→ **WHAT YOU SHOULD DO**: Seek out every line containing the word "with", and copy each.

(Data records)
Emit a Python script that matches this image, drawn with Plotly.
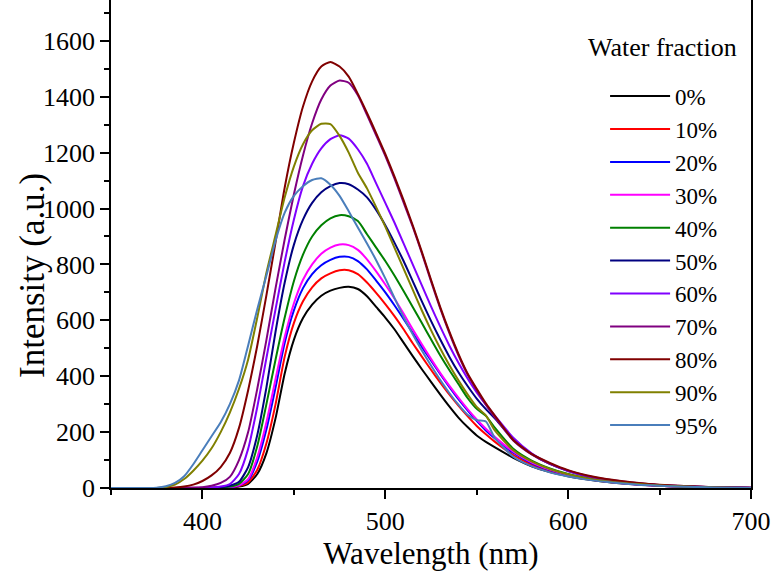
import plotly.graph_objects as go

wavelength = [350, 360, 370, 375, 380, 385, 390, 395, 400,
              405, 410, 415, 420, 425, 430, 435, 440, 445,
              450, 455, 460, 465, 470, 475, 480, 485, 490,
              495, 500, 505, 510, 515, 520, 525, 530, 535,
              540, 545, 550, 555, 560,
              570, 580, 590, 600, 610, 620, 630, 640, 650, 660,
              680, 700]

fractions = ["0%", "10%", "20%", "30%", "40%", "50%", "60%", "70%", "80%", "90%", "95%"]
colors = ["#000000", "#FF0000", "#0000FF", "#FF00FF", "#008000", "#000080",
          "#8000FF", "#800080", "#800000", "#808000", "#4A7EBB"]

I0 = [0, 0, 0, 0, 0, 0, 0, 0, 0,
      0, 1, 2, 5, 15, 50, 125, 250, 410,
      530, 608, 656, 688, 706, 716, 720, 712, 686,
      648, 610, 568, 520, 472, 425, 380, 335, 292,
      252, 218, 188, 165, 145,
      108, 78, 57, 42, 31, 22, 16, 11, 8, 5,
      2, 0]
I10 = [0, 0, 0, 0, 0, 0, 0, 0, 0,
       0, 1, 2, 7, 20, 65, 160, 300, 470,
       590, 668, 718, 750, 768, 779, 779, 765, 735,
       698, 658, 615, 568, 518, 470, 423, 378, 335,
       295, 257, 222, 192, 165,
       118, 84, 61, 44, 32, 23, 17, 12, 8, 5,
       2, 0]
I20 = [0, 0, 0, 0, 0, 0, 0, 0, 0,
       0, 1, 3, 9, 28, 95, 210, 360, 520,
       635, 715, 765, 797, 816, 827, 827, 812, 782,
       742, 700, 654, 605, 555, 505, 456, 408, 362,
       318, 278, 240, 206, 177,
       126, 89, 64, 46, 33, 24, 17, 12, 8, 6,
       2, 0]
I30 = [0, 0, 0, 0, 0, 0, 0, 0, 0,
       0, 1, 4, 10, 32, 110, 235, 390, 540,
       660, 745, 800, 838, 860, 871, 869, 852, 818,
       775, 728, 678, 624, 568, 514, 462, 412, 366,
       323, 282, 245, 212, 182,
       130, 92, 66, 47, 34, 24, 17, 12, 8, 6,
       2, 0]
I40 = [0, 0, 0, 0, 0, 0, 0, 0, 0,
       1, 2, 5, 15, 50, 150, 300, 460, 610,
       740, 835, 900, 940, 965, 976, 972, 955, 908,
       860, 812, 760, 705, 648, 590, 532, 475, 422,
       372, 322, 283, 258, 215,
       140, 98, 70, 50, 36, 26, 18, 13, 9, 6,
       2, 0]
I50 = [0, 0, 0, 0, 0, 0, 0, 0, 0,
       1, 3, 8, 22, 75, 190, 360, 560, 735,
       870, 960, 1020, 1058, 1080, 1091, 1087, 1068, 1040,
       995, 940, 878, 812, 740, 668, 598, 532, 470,
       414, 365, 320, 282, 248,
       175, 122, 86, 61, 43, 30, 21, 15, 10, 7,
       3, 1]
I60 = [0, 0, 0, 0, 0, 0, 0, 0, 1,
       2, 5, 14, 50, 140, 290, 465, 640, 810,
       960, 1080, 1160, 1215, 1248, 1262, 1250, 1212, 1160,
       1090, 1020, 950, 875, 800, 725, 650, 578, 510,
       448, 392, 342, 298, 258,
       180, 124, 87, 61, 43, 30, 21, 15, 10, 7,
       3, 1]
I70 = [0, 0, 0, 0, 0, 0, 1, 2, 3,
       8, 18, 40, 100, 200, 355, 530, 715, 890,
       1050, 1190, 1305, 1390, 1440, 1458, 1450, 1405, 1335,
       1262, 1188, 1108, 1022, 935, 840, 740, 643, 555,
       475, 406, 350, 298, 252,
       170, 120, 86, 62, 44, 32, 23, 16, 11, 8,
       3, 1]
I80 = [0, 0, 0, 0, 1, 2, 5, 12, 25,
       45, 75, 125, 215, 350, 510, 690, 880, 1075,
       1235, 1365, 1455, 1508, 1524, 1508, 1472, 1410, 1342,
       1270, 1195, 1115, 1030, 940, 845, 745, 648, 560,
       480, 410, 355, 303, 258,
       172, 122, 90, 64, 46, 33, 24, 17, 12, 8,
       3, 1]
I90 = [0, 0, 0, 0, 3, 12, 32, 62, 98,
       142, 200, 270, 355, 460, 610, 770, 905, 1040,
       1150, 1230, 1280, 1303, 1302, 1260, 1200, 1128, 1072,
       1005, 935, 860, 785, 710, 635, 565, 500, 440,
       385, 335, 290, 260, 205,
       135, 95, 68, 49, 35, 25, 18, 13, 9, 6,
       2, 0]
I95 = [0, 0, 0, 1, 6, 18, 42, 85, 135,
       185, 235, 300, 385, 510, 640, 760, 885, 985,
       1045, 1080, 1102, 1108, 1085, 1045, 990, 932, 875,
       815, 750, 680, 612, 550, 492, 438, 387, 340,
       298, 262, 243, 238, 178,
       112, 78, 56, 41, 30, 22, 16, 11, 8, 5,
       2, 0]

series = [I0, I10, I20, I30, I40, I50, I60, I70, I80, I90, I95]

FONT = "Liberation Serif, Times New Roman, serif"

fig = go.Figure()
for name, vals, col in zip(fractions, series, colors):
    fig.add_trace(go.Scatter(
        x=wavelength, y=vals, mode="lines", name=name,
        line=dict(color=col, width=2, shape="spline", smoothing=0.6),
    ))

axis_common = dict(
    showline=True, linecolor="black", linewidth=1.5,
    ticks="outside", ticklen=9, tickwidth=1.5, tickcolor="black",
    showgrid=False, zeroline=False,
    tickfont=dict(family=FONT, size=26, color="black"),
)

fig.update_layout(
    width=774, height=572,
    margin=dict(l=111, r=23, t=0, b=84),
    paper_bgcolor="white", plot_bgcolor="white",
    font=dict(family=FONT, color="black"),
    xaxis=dict(
        range=[350, 700], dtick=100, tick0=0,
        minor=dict(dtick=50, ticks="outside", ticklen=5, tickwidth=1.5, tickcolor="black"),
        title=dict(text="Wavelength (nm)", font=dict(family=FONT, size=31, color="black"), standoff=6),
        **axis_common,
    ),
    yaxis=dict(
        range=[0, 1746], dtick=200, tick0=0, mirror=True,
        minor=dict(dtick=100, ticks="outside", ticklen=5, tickwidth=1.5, tickcolor="black"),
        **axis_common,
    ),
    legend=dict(
        x=0.772, y=0.847, xanchor="left", yanchor="top",
        font=dict(family=FONT, size=23, color="black"),
        itemwidth=60, bgcolor="rgba(0,0,0,0)", borderwidth=0,
        tracegroupgap=0,
    ),
    annotations=[
        dict(
            text="Water fraction", x=0.861, y=0.902, xref="paper", yref="paper",
            xanchor="center", yanchor="middle", showarrow=False,
            font=dict(family=FONT, size=26, color="black"),
        ),
        dict(
            text="Intensity (a.u.)", x=-0.1219, y=0.4365, xref="paper", yref="paper",
            xanchor="center", yanchor="middle", showarrow=False, textangle=-90,
            font=dict(family=FONT, size=35, color="black"),
        ),
    ],
)

fig.write_html("out.html")
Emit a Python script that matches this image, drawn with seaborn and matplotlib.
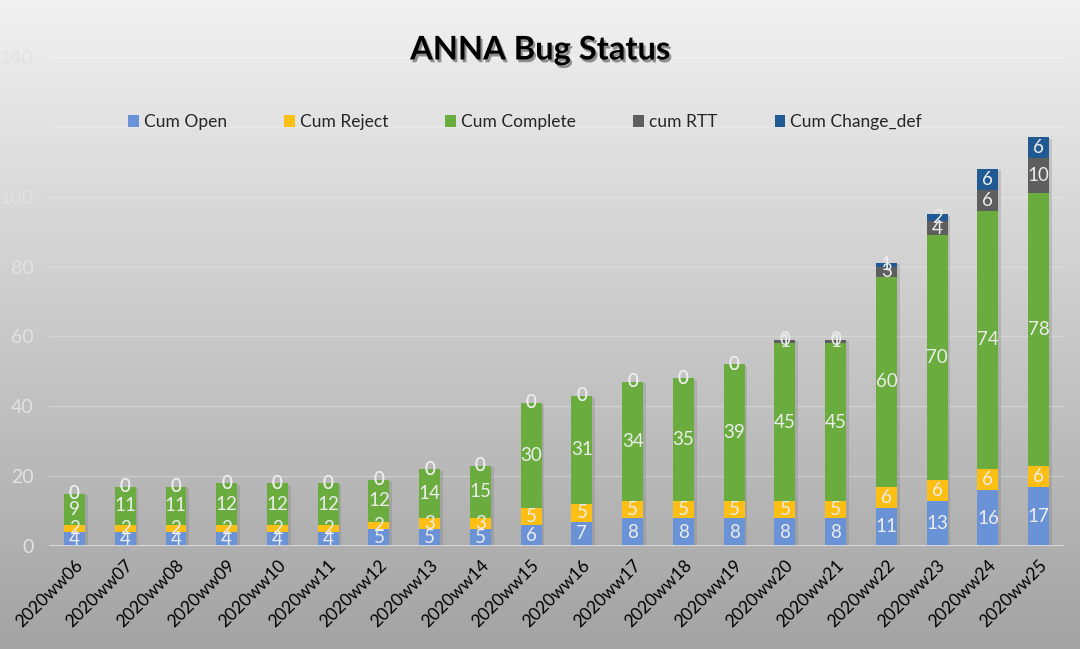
import numpy as np
import pandas as pd
import matplotlib
matplotlib.use("Agg")
import matplotlib.pyplot as plt
import matplotlib.patheffects as pe
from matplotlib.patches import Patch
import seaborn as sns

weeks = ["2020ww06", "2020ww07", "2020ww08", "2020ww09", "2020ww10", "2020ww11",
         "2020ww12", "2020ww13", "2020ww14", "2020ww15", "2020ww16", "2020ww17",
         "2020ww18", "2020ww19", "2020ww20", "2020ww21", "2020ww22", "2020ww23",
         "2020ww24", "2020ww25"]
cum_open = [4, 4, 4, 4, 4, 4, 5, 5, 5, 6, 7, 8, 8, 8, 8, 8, 11, 13, 16, 17]
cum_reject = [2, 2, 2, 2, 2, 2, 2, 3, 3, 5, 5, 5, 5, 5, 5, 5, 6, 6, 6, 6]
cum_complete = [9, 11, 11, 12, 12, 12, 12, 14, 15, 30, 31, 34, 35, 39, 45, 45, 60, 70, 74, 78]
cum_rtt = [0, 0, 0, 0, 0, 0, 0, 0, 0, 0, 0, 0, 0, 0, 1, 1, 3, 4, 6, 10]
cum_change = [0, 0, 0, 0, 0, 0, 0, 0, 0, 0, 0, 0, 0, 0, 0, 0, 1, 2, 6, 6]

series_names = ["Cum Open", "Cum Reject", "Cum Complete", "cum RTT", "Cum Change_def"]
series_vals = [cum_open, cum_reject, cum_complete, cum_rtt, cum_change]
colors = ["#6a92d6", "#fdbf13", "#6aac3e", "#5e5e5e", "#215a92"]
yticks = [0, 20, 40, 60, 80, 100, 120, 140]

sns.set_theme(style="white")
plt.rcParams["font.family"] = ["Lato", "DejaVu Sans"]

fig = plt.figure(figsize=(10.8, 6.49), dpi=100)

# background gradient
bg = fig.add_axes([0, 0, 1, 1], zorder=-10)
grad = np.linspace(0, 1, 256).reshape(-1, 1)
top = np.array([0.945, 0.945, 0.945])
bot = np.array([0.64, 0.64, 0.64])
img = top + (bot - top) * grad[:, :, None]
bg.imshow(img, aspect="auto", extent=[0, 1, 0, 1], origin="upper")
bg.axis("off")

ax = fig.add_axes([0.0454, 1 - 546 / 649, 0.9398, (546 - 57) / 649])
ax.patch.set_alpha(0)

df = pd.DataFrame({"week": weeks})
vals = np.array(series_vals, dtype=float)
cums = np.cumsum(vals, axis=0)

# draw cumulative bars from top layer down
for k in range(len(series_names) - 1, -1, -1):
    df["y"] = cums[k]
    sns.barplot(data=df, x="week", y="y", color=colors[k], width=0.41,
                saturation=1, ax=ax, zorder=3, edgecolor="none", linewidth=0)

# soft shadow on outermost bars
n = len(weeks)
for p in ax.patches[:n]:
    p.set_path_effects([pe.SimplePatchShadow(offset=(2, -1), shadow_rgbFace="#666666", alpha=0.22),
                        pe.Normal()])

# data labels
for k in range(len(series_names)):
    for i in range(n):
        base = cums[k][i] - vals[k][i]
        yc = base + vals[k][i] / 2
        ax.text(i, yc, f"{int(vals[k][i])}", ha="center", va="center",
                color="#ececec", fontsize=13.5, zorder=5)

ax.set_ylim(0, 140)
ax.set_xlim(-0.5, n - 0.5)
ax.set_yticks(yticks)
ax.set_yticklabels([str(t) for t in yticks], color="#e2e2e2", fontsize=14)
ax.yaxis.grid(True, color="white", alpha=0.25, lw=1, zorder=0)
ax.set_axisbelow(True)
for s in ax.spines.values():
    s.set_visible(False)
ax.axhline(0, color="#dedede", lw=2, zorder=4)
ax.tick_params(axis="both", length=0)
ax.tick_params(axis="y", pad=11)
ax.set_xlabel("")
ax.set_ylabel("")
ax.set_xticks(range(n))
ax.set_xticklabels(weeks, rotation=45, ha="right", rotation_mode="anchor",
                   fontsize=12.5, color="black")
ax.tick_params(axis="x", pad=8)

title = fig.text(0.5, 1 - 50 / 649, "ANNA Bug Status", ha="center", va="center",
                 fontsize=23.5, fontweight="bold", color="black")
title.set_path_effects([pe.SimplePatchShadow(offset=(1.5, -2), shadow_rgbFace="#333333", alpha=0.5),
                        pe.Normal()])

handles = [Patch(facecolor=c, edgecolor="none") for c in colors]
fig.legend(handles, series_names, loc="center", bbox_to_anchor=(525 / 1080, 1 - 122 / 649),
           ncol=5, frameon=False, fontsize=12.5, handlelength=0.6, handleheight=0.7,
           handletextpad=0.3, columnspacing=3.3)

fig.savefig("out.png", dpi=100)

→ **ANSWER TO THIS TASK**:
Emit a Python script that matches this image, drawn with Plotly.
Emit a Python script that matches this image, drawn with seaborn and matplotlib.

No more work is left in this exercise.